El nativo digital salió de la esfera Jobs y miraba la escena con la boca ligeramente entreabierta, sin soltar la kriptonita ni guardarla. Yo estaba igual, pero sin kriptonita.

Dos pelotudos.

El dueño o encargado del local, un veterano sub 60, salió de un cuarto del fondo. Sin decir palabra enarboló un escobillón cual Sir Lancelot y la petisa lo enfrentó con una silla, cual domadora de leones.

Hubo un instante de película en coproducción ítalo-francesa de los 60: la petisa/amazona puteaba y azuzaba con la silla y Sir Lancelot, con la parte del escobillón como empuñadura, rechazaba los embates como un esgrimista.

Nada de mazazos o golpes de hacha.

Panza prominente, delantal rojo, zurdo, parado de costado, frenaba los embates sillescos de la pequeña furia con estocadas como El Zorro, aunque su look se acercaba al sargento García.

Tras unos instantes de suspenso, la pequeña amazona le revoleó la silla que empuñaba al esgrimista/panchero  (que la eludió) y salió del local, tiró una mesa y la última silla ya sin fuerzas y se retiró como si nunca hubiera pasado nada, a paso tranquilo, silenciosa. El espadachín empezó a acomodar sillas y mesas sin decir nada, miró la máquina maltrecha y se sumergió tras la mugrienta cortina de tiras de hule.

El nativo digital volvió a su esfera.

Mientras esperaba la maldita Costera pensé qué sería eso que me había caído mal en la cena o si debía dejar de fumar porquerías.

Requiem. El gordo, joven y vestido con mucha elegancia iba y venía hablando a los gritos por un celular que tenía el tamaño de una tabla de planchar. El fulano era inmenso, a lo largo y a lo ancho. El andén de Constitución, vacío en la ribera de la medianoche, amplificaba el vozarrón del gordo que tronaba como una amenaza de los dioses.

-¿¡¡Como mierda querés que te lo diga pelotudo?!!¡¡Tengo la perimetral, la pe-ri-me-tral!!

Remarcaba la palabra en un afán ilustrativo y enfático a fin de que el interlocutor entendiera, aunque fuera un pajarón.

-¡¡No me importa la cana, esos son unos pelotudos, unos pe-lo-tu-dos!!!

Sin duda, la maestra del amigo voluminoso había tenido una exitosa influencia con el método silábico y, tal vez algún profesor o la familia, otro éxito sobre la astucia de las fuerzas del orden.

-¡¡¡El problema es la madre, la madre!!!¡¡¡La última vez que me acerqué me tiró 3 cohetazos, pelotudo. ¡¡¡Tres!!! ¡¡¡Casi me mata la vieja puta esa!!!

A esa altura, los desangelados esperadores del tren nos miramos en una corriente de solidaridad con la vieja.

Madres.

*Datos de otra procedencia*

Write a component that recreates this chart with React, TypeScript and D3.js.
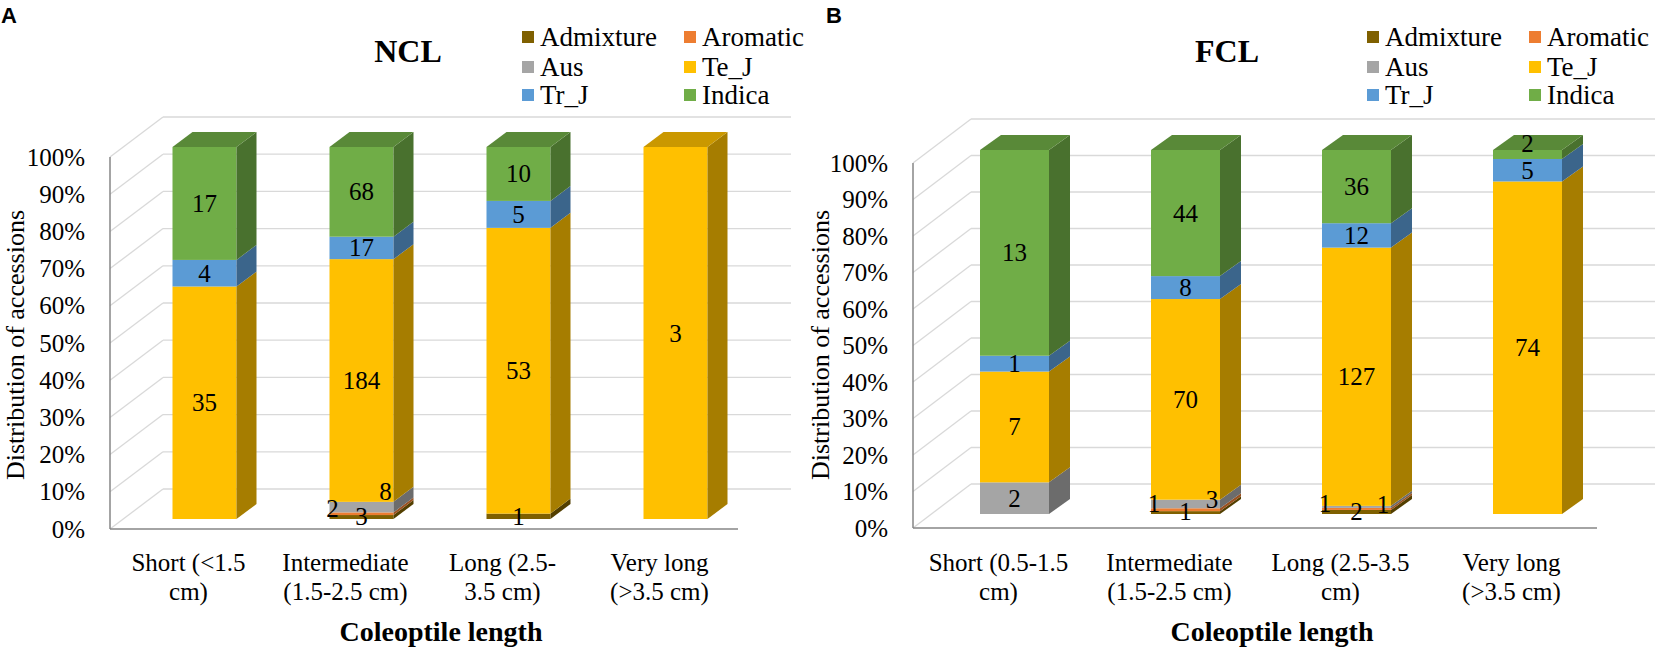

Antes y después de Freud.

El tren se detuvo y abrió las puertas y el gordo, en vez de subir, encaró para el hall central mientras decía

– ¡¡¡Estás en pedo José, en p-e-d-o, soy boleta con esa vieja de mierda…!!!

La incomprensión de José era notoria respecto de que la vieja/madre/puta era una amenaza real, no como Corea del Norte que se la pasa amagando.

¿Qué melodía es esta?

Me senté en el destemplado Roca. No me había tocado la nueva formación china, sino una  de los ruinosos Toshiba japoneses.

El Conurbano es una sinfonía que siempre desafina.